Any picture among the records should be left out, please; retype the rest exactly.

Provided entries:
· · ·
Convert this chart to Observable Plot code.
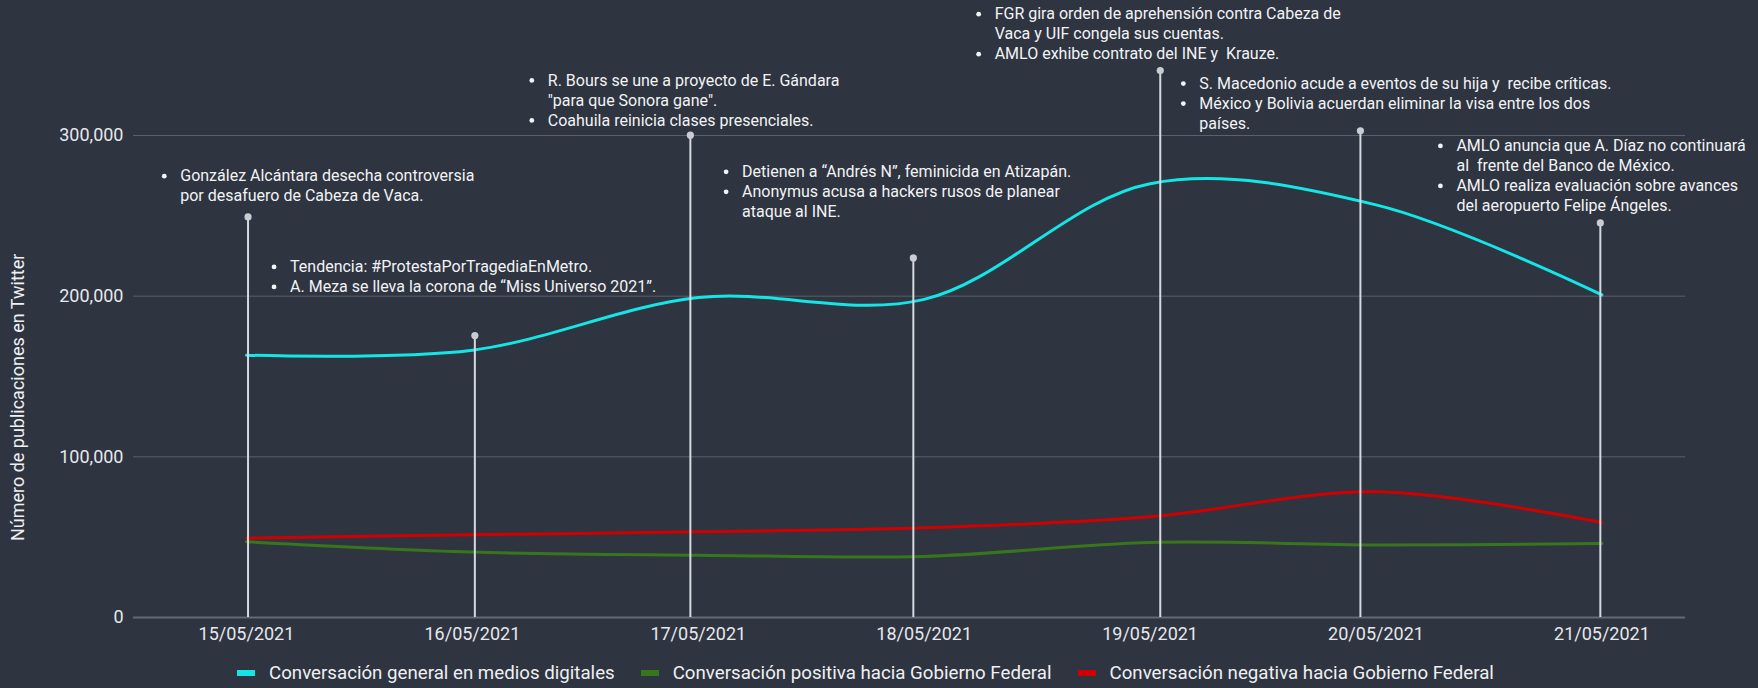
<!DOCTYPE html>
<html>
<head>
<meta charset="utf-8">
<script src="https://cdn.jsdelivr.net/npm/d3@7"></script>
<script src="https://cdn.jsdelivr.net/npm/@observablehq/plot@0.6"></script>
<style>
  html, body { margin: 0; padding: 0; background: #2e3440; }
  body { width: 1758px; height: 688px; overflow: hidden; font-family: Roboto, sans-serif; }
  #legend { display: flex; align-items: center; height: 46px; padding-left: 237px; gap: 26px; color: #eef0f3; font-size: 18.7px; }
  #legend .item { display: flex; align-items: center; gap: 14px; }
  #legend .sw { width: 18px; height: 6px; }
</style>
</head>
<body>
<div id="chart"></div>
<div id="legend"></div>
<script>
// ---- data ----
const dates = ["15/05/2021", "16/05/2021", "17/05/2021", "18/05/2021", "19/05/2021", "20/05/2021", "21/05/2021"];
const general = [163300, 166400, 199100, 198000, 270000, 256800, 200800];
const positiva = [47100, 40700, 38800, 38000, 46700, 45200, 46000];
const negativa = [49400, 51500, 53300, 55800, 62700, 78200, 59100];

const seriesNames = [
  "Conversación general en medios digitales",
  "Conversación positiva hacia Gobierno Federal",
  "Conversación negativa hacia Gobierno Federal"
];
const seriesColors = ["#14e6e6", "#38761d", "#d10000"];

const yTicks = [0, 100000, 200000, 300000];

// event markers (position along the date axis, height in publications)
const eventX = [0.007, 1.011, 1.965, 2.952, 4.045, 4.931, 5.993];
const eventY = [249300, 175500, 300200, 223800, 340400, 302900, 245600];

// annotation anchors (date-axis position of text start, value at first line)
const noteX = [-0.293, 0.193, 1.334, 2.194, 3.312, 4.218, 5.356];
const noteY = [274700, 218200, 334300, 277400, 375500, 332300, 293500];
const noteItems = [
  [["González Alcántara desecha controversia", "por desafuero de Cabeza de Vaca."]],
  [["Tendencia: #ProtestaPorTragediaEnMetro."], ["A. Meza se lleva la corona de “Miss Universo 2021”."]],
  [["R. Bours se une a proyecto de E. Gándara", "\"para que Sonora gane\"."], ["Coahuila reinicia clases presenciales."]],
  [["Detienen a “Andrés N”, feminicida en Atizapán."], ["Anonymus acusa a hackers rusos de planear", "ataque al INE."]],
  [["FGR gira orden de aprehensión contra Cabeza de", "Vaca y UIF congela sus cuentas."], ["AMLO exhibe contrato del INE y  Krauze."]],
  [["S. Macedonio acude a eventos de su hija y  recibe críticas."], ["México y Bolivia acuerdan eliminar la visa entre los dos", "países."]],
  [["AMLO anuncia que A. Díaz no continuará", "al  frente del Banco de México."], ["AMLO realiza evaluación sobre avances", "del aeropuerto Felipe Ángeles."]]
];

// ---- build tables ----
const rows = [];
[general, positiva, negativa].forEach((vals, s) => {
  vals.forEach((v, i) => rows.push({series: seriesNames[s], i, value: v}));
});
const events = eventX.map((x, k) => ({x, y: eventY[k]}));
const noteLines = [];
noteItems.forEach((items, k) => {
  let line = 0;
  items.forEach(item => {
    item.forEach((t, j) => {
      noteLines.push({x: noteX[k], y: noteY[k], line, text: t, bullet: j === 0});
      line++;
    });
  });
});
const LINE = 20;
const maxLines = d3.max(noteLines, d => d.line) + 1;
const noteMarks = [];
for (let l = 0; l < maxLines; l++) {
  const sub = noteLines.filter(d => d.line === l);
  noteMarks.push(Plot.text(sub, {x: "x", y: "y", text: "text", dy: l * LINE, textAnchor: "start", fontSize: 16, fill: "#f2f3f5"}));
  noteMarks.push(Plot.dot(sub.filter(d => d.bullet), {x: "x", y: "y", dy: l * LINE, dx: -16, r: 2.4, fill: "#f2f3f5", stroke: "none"}));
}

const chart = Plot.plot({
  width: 1758,
  height: 650,
  marginLeft: 133,
  marginRight: 73,
  marginTop: 135,
  marginBottom: 33,
  style: {background: "#2e3440", color: "#e6e8ec", fontFamily: "Roboto, sans-serif", overflow: "visible"},
  x: {type: "linear", domain: [-0.5, 6.37]},
  y: {domain: [0, 300000]},
  marks: [
    Plot.gridY(yTicks, {stroke: "#5a616d", strokeOpacity: 1, strokeWidth: 1}),
    Plot.ruleY([0], {stroke: "#626a77", strokeWidth: 2}),
    Plot.axisY(yTicks, {tickFormat: d3.format(","), tickSize: 0, tickPadding: 10, fontSize: 18, label: null, fill: "#e6e8ec"}),
    Plot.axisX(d3.range(dates.length), {tickFormat: i => dates[i], tickSize: 0, tickPadding: 10, fontSize: 18, label: null, fill: "#e6e8ec"}),
    Plot.text(["Número de publicaciones en Twitter"], {x: -0.5, y: 137000, dx: -115, rotate: -90, fontSize: 18, fill: "#eef0f3"}),
    Plot.line(rows, {x: "i", y: "value", z: "series", stroke: "series", strokeWidth: 3, curve: "catmull-rom"}),
    Plot.ruleX(events, {x: "x", y1: 0, y2: "y", stroke: "#d6d9df", strokeWidth: 2}),
    Plot.dot(events, {x: "x", y: "y", r: 3.6, fill: "#c9ccd3", stroke: "none"}),
    ...noteMarks
  ],
  color: {domain: seriesNames, range: seriesColors}
});
document.getElementById("chart").appendChild(chart);

const legend = d3.select("#legend");
seriesNames.forEach((n, k) => {
  const it = legend.append("div").attr("class", "item");
  it.append("div").attr("class", "sw").style("background", seriesColors[k]);
  it.append("span").text(n);
});
</script>
</body>
</html>
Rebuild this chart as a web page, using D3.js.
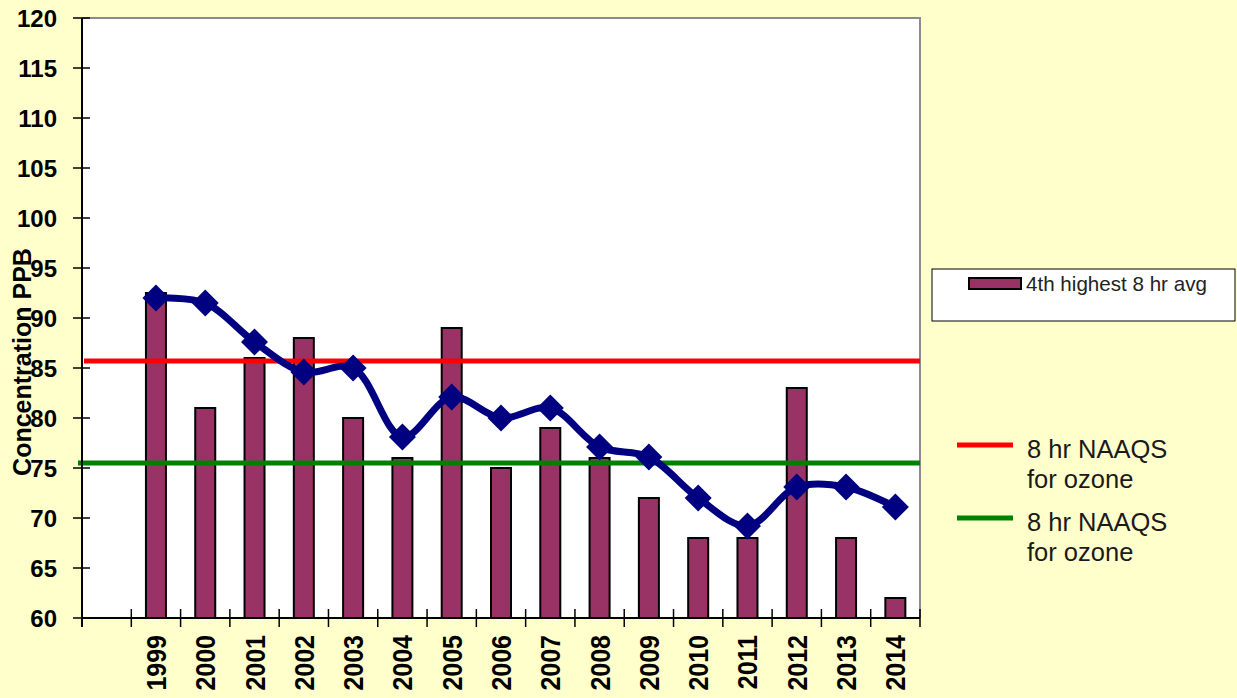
· · ·
Task result:
Convert this chart to Observable Plot code.
<!DOCTYPE html>
<html>
<head>
<meta charset="utf-8">
<script src="https://cdn.jsdelivr.net/npm/d3@7"></script>
<script src="https://cdn.jsdelivr.net/npm/@observablehq/plot@0.6"></script>
<style>
  html, body { margin: 0; padding: 0; background: #2e3440; }
  body { width: 1758px; height: 688px; overflow: hidden; font-family: Roboto, sans-serif; }
  #legend { display: flex; align-items: center; height: 46px; padding-left: 237px; gap: 26px; color: #eef0f3; font-size: 18.7px; }
  #legend .item { display: flex; align-items: center; gap: 14px; }
  #legend .sw { width: 18px; height: 6px; }
</style>
</head>
<body>
<div id="chart"></div>
<div id="legend"></div>
<script>
// ---- data ----
const dates = ["15/05/2021", "16/05/2021", "17/05/2021", "18/05/2021", "19/05/2021", "20/05/2021", "21/05/2021"];
const general = [163300, 166400, 199100, 198000, 270000, 256800, 200800];
const positiva = [47100, 40700, 38800, 38000, 46700, 45200, 46000];
const negativa = [49400, 51500, 53300, 55800, 62700, 78200, 59100];

const seriesNames = [
  "Conversación general en medios digitales",
  "Conversación positiva hacia Gobierno Federal",
  "Conversación negativa hacia Gobierno Federal"
];
const seriesColors = ["#14e6e6", "#38761d", "#d10000"];

const yTicks = [0, 100000, 200000, 300000];

// event markers (position along the date axis, height in publications)
const eventX = [0.007, 1.011, 1.965, 2.952, 4.045, 4.931, 5.993];
const eventY = [249300, 175500, 300200, 223800, 340400, 302900, 245600];

// annotation anchors (date-axis position of text start, value at first line)
const noteX = [-0.293, 0.193, 1.334, 2.194, 3.312, 4.218, 5.356];
const noteY = [274700, 218200, 334300, 277400, 375500, 332300, 293500];
const noteItems = [
  [["González Alcántara desecha controversia", "por desafuero de Cabeza de Vaca."]],
  [["Tendencia: #ProtestaPorTragediaEnMetro."], ["A. Meza se lleva la corona de “Miss Universo 2021”."]],
  [["R. Bours se une a proyecto de E. Gándara", "\"para que Sonora gane\"."], ["Coahuila reinicia clases presenciales."]],
  [["Detienen a “Andrés N”, feminicida en Atizapán."], ["Anonymus acusa a hackers rusos de planear", "ataque al INE."]],
  [["FGR gira orden de aprehensión contra Cabeza de", "Vaca y UIF congela sus cuentas."], ["AMLO exhibe contrato del INE y  Krauze."]],
  [["S. Macedonio acude a eventos de su hija y  recibe críticas."], ["México y Bolivia acuerdan eliminar la visa entre los dos", "países."]],
  [["AMLO anuncia que A. Díaz no continuará", "al  frente del Banco de México."], ["AMLO realiza evaluación sobre avances", "del aeropuerto Felipe Ángeles."]]
];

// ---- build tables ----
const rows = [];
[general, positiva, negativa].forEach((vals, s) => {
  vals.forEach((v, i) => rows.push({series: seriesNames[s], i, value: v}));
});
const events = eventX.map((x, k) => ({x, y: eventY[k]}));
const noteLines = [];
noteItems.forEach((items, k) => {
  let line = 0;
  items.forEach(item => {
    item.forEach((t, j) => {
      noteLines.push({x: noteX[k], y: noteY[k], line, text: t, bullet: j === 0});
      line++;
    });
  });
});
const LINE = 20;
const maxLines = d3.max(noteLines, d => d.line) + 1;
const noteMarks = [];
for (let l = 0; l < maxLines; l++) {
  const sub = noteLines.filter(d => d.line === l);
  noteMarks.push(Plot.text(sub, {x: "x", y: "y", text: "text", dy: l * LINE, textAnchor: "start", fontSize: 16, fill: "#f2f3f5"}));
  noteMarks.push(Plot.dot(sub.filter(d => d.bullet), {x: "x", y: "y", dy: l * LINE, dx: -16, r: 2.4, fill: "#f2f3f5", stroke: "none"}));
}

const chart = Plot.plot({
  width: 1758,
  height: 650,
  marginLeft: 133,
  marginRight: 73,
  marginTop: 135,
  marginBottom: 33,
  style: {background: "#2e3440", color: "#e6e8ec", fontFamily: "Roboto, sans-serif", overflow: "visible"},
  x: {type: "linear", domain: [-0.5, 6.37]},
  y: {domain: [0, 300000]},
  marks: [
    Plot.gridY(yTicks, {stroke: "#5a616d", strokeOpacity: 1, strokeWidth: 1}),
    Plot.ruleY([0], {stroke: "#626a77", strokeWidth: 2}),
    Plot.axisY(yTicks, {tickFormat: d3.format(","), tickSize: 0, tickPadding: 10, fontSize: 18, label: null, fill: "#e6e8ec"}),
    Plot.axisX(d3.range(dates.length), {tickFormat: i => dates[i], tickSize: 0, tickPadding: 10, fontSize: 18, label: null, fill: "#e6e8ec"}),
    Plot.text(["Número de publicaciones en Twitter"], {x: -0.5, y: 137000, dx: -115, rotate: -90, fontSize: 18, fill: "#eef0f3"}),
    Plot.line(rows, {x: "i", y: "value", z: "series", stroke: "series", strokeWidth: 3, curve: "catmull-rom"}),
    Plot.ruleX(events, {x: "x", y1: 0, y2: "y", stroke: "#d6d9df", strokeWidth: 2}),
    Plot.dot(events, {x: "x", y: "y", r: 3.6, fill: "#c9ccd3", stroke: "none"}),
    ...noteMarks
  ],
  color: {domain: seriesNames, range: seriesColors}
});
document.getElementById("chart").appendChild(chart);

const legend = d3.select("#legend");
seriesNames.forEach((n, k) => {
  const it = legend.append("div").attr("class", "item");
  it.append("div").attr("class", "sw").style("background", seriesColors[k]);
  it.append("span").text(n);
});
</script>
</body>
</html>
Rebuild this chart as a web page, using D3.js.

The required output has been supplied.